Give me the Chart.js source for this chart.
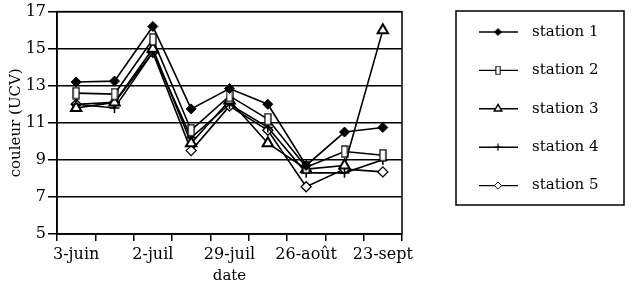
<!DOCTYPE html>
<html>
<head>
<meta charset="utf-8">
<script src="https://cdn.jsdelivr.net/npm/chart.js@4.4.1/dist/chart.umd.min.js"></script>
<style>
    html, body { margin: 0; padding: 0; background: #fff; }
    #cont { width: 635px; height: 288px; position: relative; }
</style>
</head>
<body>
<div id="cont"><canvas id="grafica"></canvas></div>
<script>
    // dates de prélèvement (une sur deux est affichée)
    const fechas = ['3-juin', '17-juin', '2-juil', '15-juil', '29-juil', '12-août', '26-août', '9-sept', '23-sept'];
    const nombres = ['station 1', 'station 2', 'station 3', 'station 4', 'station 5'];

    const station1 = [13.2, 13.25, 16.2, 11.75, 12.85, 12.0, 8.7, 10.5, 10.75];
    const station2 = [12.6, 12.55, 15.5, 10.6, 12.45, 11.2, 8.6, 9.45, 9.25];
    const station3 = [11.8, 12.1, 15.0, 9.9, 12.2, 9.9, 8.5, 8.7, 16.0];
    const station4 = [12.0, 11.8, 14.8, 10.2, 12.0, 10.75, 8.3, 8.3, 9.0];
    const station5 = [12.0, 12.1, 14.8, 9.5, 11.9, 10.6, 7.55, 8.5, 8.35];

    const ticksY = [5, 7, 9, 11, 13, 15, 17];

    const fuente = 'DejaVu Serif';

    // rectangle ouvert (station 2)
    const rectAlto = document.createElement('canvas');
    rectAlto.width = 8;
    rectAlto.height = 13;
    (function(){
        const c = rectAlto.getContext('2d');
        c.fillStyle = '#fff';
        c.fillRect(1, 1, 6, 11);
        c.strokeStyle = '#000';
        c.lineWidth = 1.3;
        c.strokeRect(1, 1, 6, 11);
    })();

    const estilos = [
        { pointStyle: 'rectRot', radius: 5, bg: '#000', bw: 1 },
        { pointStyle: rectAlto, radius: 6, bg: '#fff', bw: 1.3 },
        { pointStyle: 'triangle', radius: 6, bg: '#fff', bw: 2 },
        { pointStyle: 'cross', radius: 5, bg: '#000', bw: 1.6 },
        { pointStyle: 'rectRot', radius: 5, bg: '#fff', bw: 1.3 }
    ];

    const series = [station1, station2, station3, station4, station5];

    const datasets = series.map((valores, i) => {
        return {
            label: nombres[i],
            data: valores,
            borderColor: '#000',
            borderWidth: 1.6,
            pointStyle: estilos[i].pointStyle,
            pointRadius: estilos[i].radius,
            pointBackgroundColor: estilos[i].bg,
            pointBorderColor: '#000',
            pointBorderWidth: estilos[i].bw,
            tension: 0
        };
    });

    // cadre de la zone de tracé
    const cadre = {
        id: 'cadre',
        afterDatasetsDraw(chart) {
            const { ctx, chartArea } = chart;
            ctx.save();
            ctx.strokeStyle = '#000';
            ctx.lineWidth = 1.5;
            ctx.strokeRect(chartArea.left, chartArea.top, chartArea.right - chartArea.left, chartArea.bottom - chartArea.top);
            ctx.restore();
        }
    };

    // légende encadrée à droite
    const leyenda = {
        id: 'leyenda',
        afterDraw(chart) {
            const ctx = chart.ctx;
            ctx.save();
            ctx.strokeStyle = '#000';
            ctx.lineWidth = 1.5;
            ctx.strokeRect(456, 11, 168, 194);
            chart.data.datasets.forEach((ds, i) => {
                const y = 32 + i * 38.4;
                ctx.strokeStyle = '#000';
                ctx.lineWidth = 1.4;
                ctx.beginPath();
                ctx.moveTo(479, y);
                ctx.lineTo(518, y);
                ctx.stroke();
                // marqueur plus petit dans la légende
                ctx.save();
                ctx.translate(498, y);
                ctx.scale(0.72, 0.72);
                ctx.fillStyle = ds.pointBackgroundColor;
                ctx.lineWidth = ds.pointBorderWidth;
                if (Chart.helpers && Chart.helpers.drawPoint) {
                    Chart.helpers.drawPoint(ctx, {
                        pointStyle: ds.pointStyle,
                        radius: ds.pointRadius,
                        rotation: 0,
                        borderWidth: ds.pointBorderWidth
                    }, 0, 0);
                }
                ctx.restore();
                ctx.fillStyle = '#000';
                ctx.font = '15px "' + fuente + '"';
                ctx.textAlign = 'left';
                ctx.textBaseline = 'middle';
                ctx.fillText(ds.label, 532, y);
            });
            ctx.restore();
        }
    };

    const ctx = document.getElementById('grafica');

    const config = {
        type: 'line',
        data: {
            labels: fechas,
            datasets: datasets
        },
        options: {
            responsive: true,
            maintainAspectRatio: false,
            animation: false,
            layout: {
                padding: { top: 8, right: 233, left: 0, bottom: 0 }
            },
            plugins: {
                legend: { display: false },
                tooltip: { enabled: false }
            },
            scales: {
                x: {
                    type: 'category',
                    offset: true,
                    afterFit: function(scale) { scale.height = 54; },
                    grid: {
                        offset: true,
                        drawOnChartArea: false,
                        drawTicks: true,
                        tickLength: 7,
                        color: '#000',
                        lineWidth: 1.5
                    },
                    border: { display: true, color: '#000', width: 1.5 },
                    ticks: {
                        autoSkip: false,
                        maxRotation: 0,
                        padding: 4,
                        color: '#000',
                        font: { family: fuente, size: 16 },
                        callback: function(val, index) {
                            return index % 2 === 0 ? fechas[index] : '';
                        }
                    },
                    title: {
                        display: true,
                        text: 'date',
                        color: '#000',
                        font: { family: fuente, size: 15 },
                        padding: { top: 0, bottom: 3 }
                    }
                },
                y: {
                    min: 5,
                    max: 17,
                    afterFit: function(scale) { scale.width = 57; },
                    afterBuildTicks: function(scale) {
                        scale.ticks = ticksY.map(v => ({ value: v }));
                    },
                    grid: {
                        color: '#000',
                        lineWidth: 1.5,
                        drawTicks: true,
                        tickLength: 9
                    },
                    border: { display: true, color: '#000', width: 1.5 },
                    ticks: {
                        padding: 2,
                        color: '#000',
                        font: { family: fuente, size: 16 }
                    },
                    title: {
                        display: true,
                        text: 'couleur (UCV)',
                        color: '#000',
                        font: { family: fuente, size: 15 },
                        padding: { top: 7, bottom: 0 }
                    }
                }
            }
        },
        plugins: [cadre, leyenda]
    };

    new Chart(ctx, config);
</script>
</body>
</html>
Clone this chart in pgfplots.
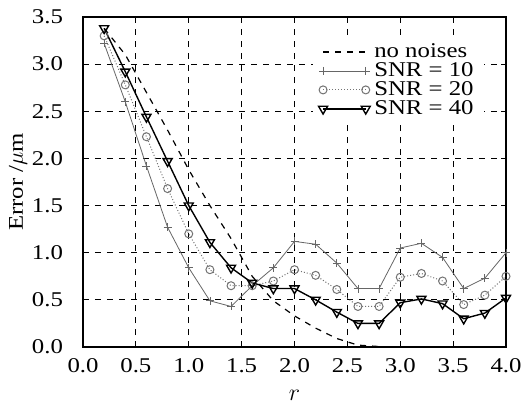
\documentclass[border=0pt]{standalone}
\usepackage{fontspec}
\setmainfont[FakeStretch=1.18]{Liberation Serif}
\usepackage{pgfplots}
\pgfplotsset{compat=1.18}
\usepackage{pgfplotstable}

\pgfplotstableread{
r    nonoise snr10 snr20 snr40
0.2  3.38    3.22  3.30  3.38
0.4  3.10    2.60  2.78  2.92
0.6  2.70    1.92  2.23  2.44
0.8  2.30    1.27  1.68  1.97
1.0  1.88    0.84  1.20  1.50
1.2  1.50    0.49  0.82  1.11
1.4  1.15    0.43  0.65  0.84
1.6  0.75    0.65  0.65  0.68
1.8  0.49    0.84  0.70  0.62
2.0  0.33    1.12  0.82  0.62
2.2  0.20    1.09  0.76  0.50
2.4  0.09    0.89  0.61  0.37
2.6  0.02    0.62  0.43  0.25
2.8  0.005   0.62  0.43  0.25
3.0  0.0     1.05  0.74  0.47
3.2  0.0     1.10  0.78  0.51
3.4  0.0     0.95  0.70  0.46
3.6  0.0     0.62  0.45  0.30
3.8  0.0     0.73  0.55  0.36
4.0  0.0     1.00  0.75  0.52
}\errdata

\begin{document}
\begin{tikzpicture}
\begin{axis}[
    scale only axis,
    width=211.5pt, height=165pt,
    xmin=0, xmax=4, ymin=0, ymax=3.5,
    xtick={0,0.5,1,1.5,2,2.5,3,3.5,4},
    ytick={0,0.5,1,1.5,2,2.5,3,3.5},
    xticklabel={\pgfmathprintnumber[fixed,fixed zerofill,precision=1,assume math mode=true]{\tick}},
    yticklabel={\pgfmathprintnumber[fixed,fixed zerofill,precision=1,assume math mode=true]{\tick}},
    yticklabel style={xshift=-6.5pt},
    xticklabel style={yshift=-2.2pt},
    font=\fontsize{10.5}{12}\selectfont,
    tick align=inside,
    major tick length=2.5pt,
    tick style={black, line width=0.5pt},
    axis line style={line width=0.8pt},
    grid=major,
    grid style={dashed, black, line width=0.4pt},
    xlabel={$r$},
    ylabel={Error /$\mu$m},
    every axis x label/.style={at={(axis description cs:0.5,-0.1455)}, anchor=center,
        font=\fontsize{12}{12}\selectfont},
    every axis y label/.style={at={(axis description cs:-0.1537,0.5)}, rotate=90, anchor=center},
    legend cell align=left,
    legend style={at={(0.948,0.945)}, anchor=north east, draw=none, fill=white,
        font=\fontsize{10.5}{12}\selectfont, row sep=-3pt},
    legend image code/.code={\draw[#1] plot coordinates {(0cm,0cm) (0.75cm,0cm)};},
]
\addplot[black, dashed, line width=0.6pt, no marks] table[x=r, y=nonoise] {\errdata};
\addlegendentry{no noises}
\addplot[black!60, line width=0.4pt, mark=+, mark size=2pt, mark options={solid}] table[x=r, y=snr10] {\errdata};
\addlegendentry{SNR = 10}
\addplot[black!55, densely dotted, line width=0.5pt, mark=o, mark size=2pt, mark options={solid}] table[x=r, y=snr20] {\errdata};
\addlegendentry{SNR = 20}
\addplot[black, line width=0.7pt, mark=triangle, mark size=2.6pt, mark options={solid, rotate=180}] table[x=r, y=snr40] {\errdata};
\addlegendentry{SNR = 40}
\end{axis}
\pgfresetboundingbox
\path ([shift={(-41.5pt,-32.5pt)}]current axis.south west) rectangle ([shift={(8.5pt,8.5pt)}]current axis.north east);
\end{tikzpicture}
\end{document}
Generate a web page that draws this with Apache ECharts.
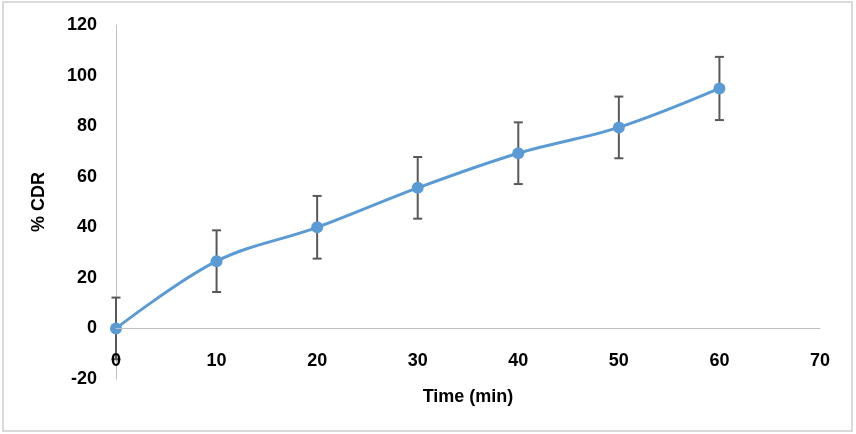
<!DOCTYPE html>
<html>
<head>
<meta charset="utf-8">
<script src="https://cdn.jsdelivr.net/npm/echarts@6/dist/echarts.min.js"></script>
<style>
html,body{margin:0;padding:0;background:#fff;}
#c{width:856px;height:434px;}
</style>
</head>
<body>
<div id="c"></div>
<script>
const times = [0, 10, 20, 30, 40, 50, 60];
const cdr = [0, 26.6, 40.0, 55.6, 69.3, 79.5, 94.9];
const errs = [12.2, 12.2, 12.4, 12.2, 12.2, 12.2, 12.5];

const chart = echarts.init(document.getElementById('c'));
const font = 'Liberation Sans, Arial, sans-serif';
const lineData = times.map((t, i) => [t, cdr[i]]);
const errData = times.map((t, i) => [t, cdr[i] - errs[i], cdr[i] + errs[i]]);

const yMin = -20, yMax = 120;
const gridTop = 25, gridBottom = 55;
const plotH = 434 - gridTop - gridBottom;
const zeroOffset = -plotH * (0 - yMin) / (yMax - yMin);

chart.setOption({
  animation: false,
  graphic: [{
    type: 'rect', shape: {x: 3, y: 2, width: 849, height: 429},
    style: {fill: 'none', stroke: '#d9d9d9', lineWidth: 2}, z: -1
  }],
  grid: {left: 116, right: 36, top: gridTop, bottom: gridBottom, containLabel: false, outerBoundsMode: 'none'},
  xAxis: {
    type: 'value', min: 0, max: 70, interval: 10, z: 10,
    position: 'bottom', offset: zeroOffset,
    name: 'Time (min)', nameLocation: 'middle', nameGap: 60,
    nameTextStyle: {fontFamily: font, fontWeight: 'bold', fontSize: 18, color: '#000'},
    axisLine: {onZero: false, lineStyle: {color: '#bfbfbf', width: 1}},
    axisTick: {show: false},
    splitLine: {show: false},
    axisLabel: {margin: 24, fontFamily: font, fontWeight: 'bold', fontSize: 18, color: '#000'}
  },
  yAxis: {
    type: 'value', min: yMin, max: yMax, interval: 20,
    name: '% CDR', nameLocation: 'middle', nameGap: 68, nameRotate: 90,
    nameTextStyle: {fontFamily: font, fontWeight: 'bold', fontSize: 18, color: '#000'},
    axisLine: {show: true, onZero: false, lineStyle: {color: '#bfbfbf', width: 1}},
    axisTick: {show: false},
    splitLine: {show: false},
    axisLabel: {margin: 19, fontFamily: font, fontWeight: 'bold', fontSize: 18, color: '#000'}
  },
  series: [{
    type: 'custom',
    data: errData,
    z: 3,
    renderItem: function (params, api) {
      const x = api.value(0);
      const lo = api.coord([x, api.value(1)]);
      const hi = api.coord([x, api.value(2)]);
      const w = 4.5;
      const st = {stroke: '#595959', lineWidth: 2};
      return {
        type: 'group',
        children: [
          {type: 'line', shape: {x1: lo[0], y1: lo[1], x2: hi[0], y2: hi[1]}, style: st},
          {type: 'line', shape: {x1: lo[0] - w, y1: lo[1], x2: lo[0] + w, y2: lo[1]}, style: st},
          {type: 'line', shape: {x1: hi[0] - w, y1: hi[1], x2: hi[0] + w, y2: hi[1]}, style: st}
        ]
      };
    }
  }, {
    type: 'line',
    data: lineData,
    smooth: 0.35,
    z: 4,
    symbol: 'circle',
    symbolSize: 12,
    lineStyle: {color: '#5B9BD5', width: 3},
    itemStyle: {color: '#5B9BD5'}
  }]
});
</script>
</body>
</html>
- - -
* **Exercise directions**
From the first line of the entries above down to the line holding "const nombres = ['station", quote each line exactly and nothing else, skipping pictures.

* **Correct response**
Give me the Chart.js source for this chart.
<!DOCTYPE html>
<html>
<head>
<meta charset="utf-8">
<script src="https://cdn.jsdelivr.net/npm/chart.js@4.4.1/dist/chart.umd.min.js"></script>
<style>
    html, body { margin: 0; padding: 0; background: #fff; }
    #cont { width: 635px; height: 288px; position: relative; }
</style>
</head>
<body>
<div id="cont"><canvas id="grafica"></canvas></div>
<script>
    // dates de prélèvement (une sur deux est affichée)
    const fechas = ['3-juin', '17-juin', '2-juil', '15-juil', '29-juil', '12-août', '26-août', '9-sept', '23-sept'];
    const nombres = ['station 1', 'station 2', 'station 3', 'station 4', 'station 5'];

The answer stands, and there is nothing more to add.